Chart 3: Trouble Brewing in the High Yield Sector

Source

5. Markets have only discounted junk bond funds…by 2.65% so far, but the downside is more in the range from -25% (2016 low) to -41% (2008 low).

Chart 4: Markets Have Only Discounted Junk About 2.65%

6. The VIX (fear) index has only jumped from a low of 11.5 to a recent high of 24, far below the typical highs of 40 seen in cyclical corrections and the extreme high of 80 seen in 2008.

Chart 5: VIX Generally Peaks Much Higher than What We’ve Seen So Far in 2018

7. Margin debt is…at the highest levels ever observed, and…this represents a huge additional risk to the markets in the event of a significant sell-off.

Chart 6: Margin Debt at Unprecedented Levels in Modern Era

8. …The NYSE measure of market breadth (New Highs minus New Lows Index, or NYHL) has only dropped to about -600 so far, a far cry from the -1,400 seen in 2016.

Chart 7: NYSE NYHL Index (Market Breadth) Could Drop Much Farther

9. Regional Banks (KRE) are off a whopping 24% in a rising rate environment that was supposed to support better profit margins for the financial sector.

Chart 8: Regional Banks Down 24% from the High in Spite of Rising Rates

10. …The ratio of the KRE index to the UST 3-month bill…[shows] an absolutely stupendous collapse since 2015 and this ratio is still falling. The observed degree of decline for this ratio is a bit counterintuitive, and I would suggest that something is clearly wrong. Markets are not really discounting the implications of this.

Chart 9: Regional Banks vs. UST-3 Month Down Much More Than Would Normally Be Expected

11. …The end of the credit cycle appears to be upon us, with the credit impulse (rate of change in credit) falling into negative territory.

Chart 10: US Credit Impulse Now Negative

12. Corporate debt/GDP at a peak level seen only in association with the end of the cycle.

Chart 11: Corporate Debt/GDP Suggests End of Credit Cycle

Source

13. It would appear that recession cannot be very far behind, as JPMorgan Chase & Co. analysts have pointed out recently…and others have independently calculated.

Chart 12: Recession Odds Appear to Be Surging Higher

Source

Conclusion

Given all of the indicators and risks mentioned above, it would seem prudent to adopt a defensive portfolio posture…Invest some money in:

  • SPDR Gold Shares Trust (GLD), but only as a short-term hedging trade, not a buy-and-hold position,
  • iShares Gold Trust (IAU) as an alternative ETF that may be safer for those who want to hold it for a somewhat longer period of time,
  • physical gold as it is the safest form of gold in the event of a true financial apocalypse…
  • and those in a more defensive frame of mind because of the expected eventual market slide should also hold some long Treasuries.

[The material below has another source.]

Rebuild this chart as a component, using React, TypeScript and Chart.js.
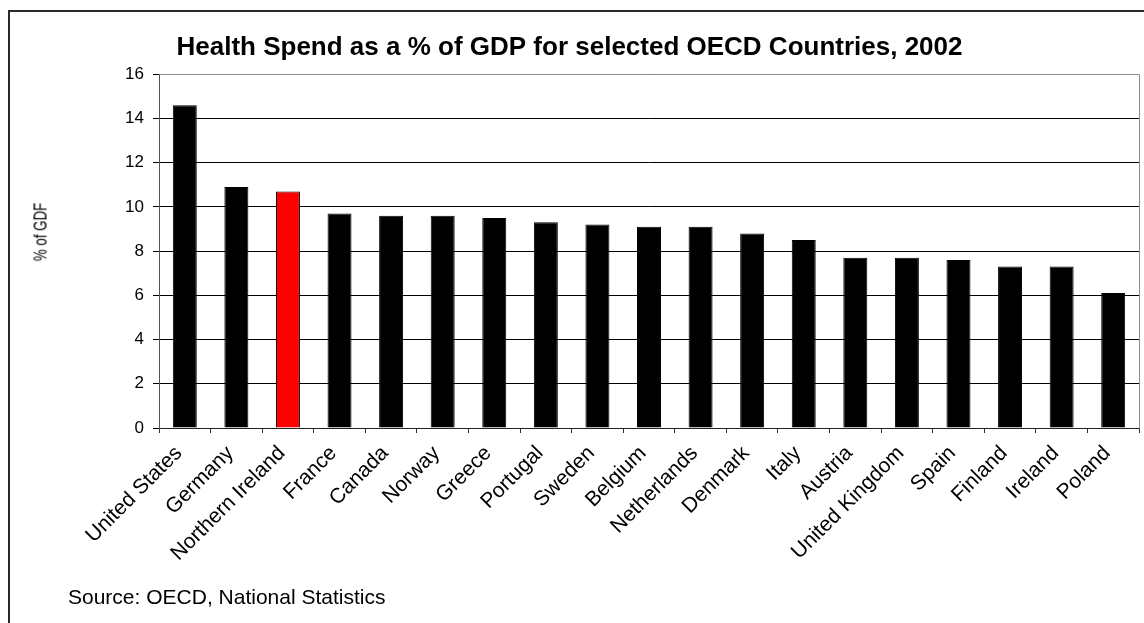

…In the end, those who own long-term Treasuries and gold will make a lot of money in the next 12-36 months, and those holding stocks will writhe in pain at their enormous paper losses…”

(*The author’s views and conclusions are unaltered and no personal comments have been included to maintain the integrity of the original article. Furthermore, the views, conclusions and any recommendations offered in this article are not to be construed as an endorsement of such by the editor.)